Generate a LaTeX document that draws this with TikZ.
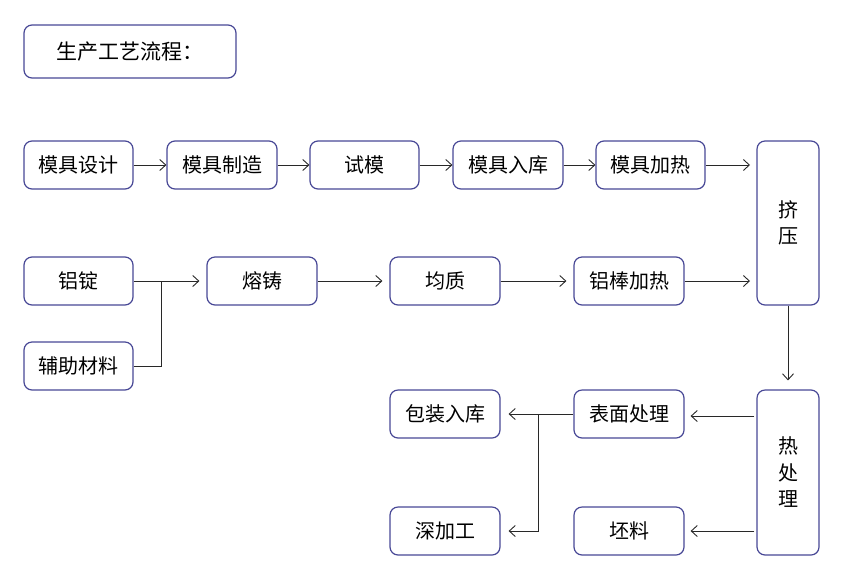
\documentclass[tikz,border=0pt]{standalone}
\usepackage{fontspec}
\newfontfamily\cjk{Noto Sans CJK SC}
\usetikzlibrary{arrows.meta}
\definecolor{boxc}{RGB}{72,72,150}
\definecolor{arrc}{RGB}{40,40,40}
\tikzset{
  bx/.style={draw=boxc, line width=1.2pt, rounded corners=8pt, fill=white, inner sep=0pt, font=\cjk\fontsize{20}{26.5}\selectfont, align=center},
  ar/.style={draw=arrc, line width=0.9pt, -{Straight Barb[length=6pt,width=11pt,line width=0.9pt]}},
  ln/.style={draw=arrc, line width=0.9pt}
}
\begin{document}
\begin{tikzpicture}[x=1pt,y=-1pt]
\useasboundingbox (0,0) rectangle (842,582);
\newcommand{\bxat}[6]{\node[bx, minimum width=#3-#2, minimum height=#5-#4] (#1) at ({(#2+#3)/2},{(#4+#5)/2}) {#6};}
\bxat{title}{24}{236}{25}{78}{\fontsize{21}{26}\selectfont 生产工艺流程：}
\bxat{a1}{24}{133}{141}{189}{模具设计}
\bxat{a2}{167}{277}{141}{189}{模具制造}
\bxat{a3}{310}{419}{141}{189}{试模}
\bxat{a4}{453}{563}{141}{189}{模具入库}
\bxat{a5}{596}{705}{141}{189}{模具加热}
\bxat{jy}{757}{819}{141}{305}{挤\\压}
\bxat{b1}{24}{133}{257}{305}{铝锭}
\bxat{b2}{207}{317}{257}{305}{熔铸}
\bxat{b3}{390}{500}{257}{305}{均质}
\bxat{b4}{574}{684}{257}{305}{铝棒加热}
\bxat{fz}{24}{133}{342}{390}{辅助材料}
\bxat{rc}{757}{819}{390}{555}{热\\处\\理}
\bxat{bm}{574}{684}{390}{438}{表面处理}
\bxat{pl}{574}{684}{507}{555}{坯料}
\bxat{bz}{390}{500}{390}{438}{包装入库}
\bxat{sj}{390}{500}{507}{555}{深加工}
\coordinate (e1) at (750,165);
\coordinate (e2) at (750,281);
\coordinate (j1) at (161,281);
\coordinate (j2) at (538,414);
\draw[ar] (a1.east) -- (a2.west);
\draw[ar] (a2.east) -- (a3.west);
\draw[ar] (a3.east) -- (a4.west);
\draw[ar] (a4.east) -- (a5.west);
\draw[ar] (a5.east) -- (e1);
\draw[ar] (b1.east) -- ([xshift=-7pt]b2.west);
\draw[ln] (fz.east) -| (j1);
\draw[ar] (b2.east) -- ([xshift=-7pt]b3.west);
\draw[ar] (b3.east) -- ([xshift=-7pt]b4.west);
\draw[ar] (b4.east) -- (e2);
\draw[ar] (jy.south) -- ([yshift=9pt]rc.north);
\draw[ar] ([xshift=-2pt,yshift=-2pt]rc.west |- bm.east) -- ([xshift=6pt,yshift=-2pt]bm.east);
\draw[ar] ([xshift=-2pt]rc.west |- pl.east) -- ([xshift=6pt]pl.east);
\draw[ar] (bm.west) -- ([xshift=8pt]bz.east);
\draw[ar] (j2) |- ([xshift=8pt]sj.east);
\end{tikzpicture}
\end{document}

···

Instruction: Repeat the material above in full and unchanged, minus its images.

Answer for this exercise:
Generate a LaTeX document that draws this with TikZ.
\documentclass[tikz,border=0pt]{standalone}
\usepackage{fontspec}
\newfontfamily\cjk{Noto Sans CJK SC}
\usetikzlibrary{arrows.meta}
\definecolor{boxc}{RGB}{72,72,150}
\definecolor{arrc}{RGB}{40,40,40}
\tikzset{
  bx/.style={draw=boxc, line width=1.2pt, rounded corners=8pt, fill=white, inner sep=0pt, font=\cjk\fontsize{20}{26.5}\selectfont, align=center},
  ar/.style={draw=arrc, line width=0.9pt, -{Straight Barb[length=6pt,width=11pt,line width=0.9pt]}},
  ln/.style={draw=arrc, line width=0.9pt}
}
\begin{document}
\begin{tikzpicture}[x=1pt,y=-1pt]
\useasboundingbox (0,0) rectangle (842,582);
\newcommand{\bxat}[6]{\node[bx, minimum width=#3-#2, minimum height=#5-#4] (#1) at ({(#2+#3)/2},{(#4+#5)/2}) {#6};}
\bxat{title}{24}{236}{25}{78}{\fontsize{21}{26}\selectfont 生产工艺流程：}
\bxat{a1}{24}{133}{141}{189}{模具设计}
\bxat{a2}{167}{277}{141}{189}{模具制造}
\bxat{a3}{310}{419}{141}{189}{试模}
\bxat{a4}{453}{563}{141}{189}{模具入库}
\bxat{a5}{596}{705}{141}{189}{模具加热}
\bxat{jy}{757}{819}{141}{305}{挤\\压}
\bxat{b1}{24}{133}{257}{305}{铝锭}
\bxat{b2}{207}{317}{257}{305}{熔铸}
\bxat{b3}{390}{500}{257}{305}{均质}
\bxat{b4}{574}{684}{257}{305}{铝棒加热}
\bxat{fz}{24}{133}{342}{390}{辅助材料}
\bxat{rc}{757}{819}{390}{555}{热\\处\\理}
\bxat{bm}{574}{684}{390}{438}{表面处理}
\bxat{pl}{574}{684}{507}{555}{坯料}
\bxat{bz}{390}{500}{390}{438}{包装入库}
\bxat{sj}{390}{500}{507}{555}{深加工}
\coordinate (e1) at (750,165);
\coordinate (e2) at (750,281);
\coordinate (j1) at (161,281);
\coordinate (j2) at (538,414);
\draw[ar] (a1.east) -- (a2.west);
\draw[ar] (a2.east) -- (a3.west);
\draw[ar] (a3.east) -- (a4.west);
\draw[ar] (a4.east) -- (a5.west);
\draw[ar] (a5.east) -- (e1);
\draw[ar] (b1.east) -- ([xshift=-7pt]b2.west);
\draw[ln] (fz.east) -| (j1);
\draw[ar] (b2.east) -- ([xshift=-7pt]b3.west);
\draw[ar] (b3.east) -- ([xshift=-7pt]b4.west);
\draw[ar] (b4.east) -- (e2);
\draw[ar] (jy.south) -- ([yshift=9pt]rc.north);
\draw[ar] ([xshift=-2pt,yshift=-2pt]rc.west |- bm.east) -- ([xshift=6pt,yshift=-2pt]bm.east);
\draw[ar] ([xshift=-2pt]rc.west |- pl.east) -- ([xshift=6pt]pl.east);
\draw[ar] (bm.west) -- ([xshift=8pt]bz.east);
\draw[ar] (j2) |- ([xshift=8pt]sj.east);
\end{tikzpicture}
\end{document}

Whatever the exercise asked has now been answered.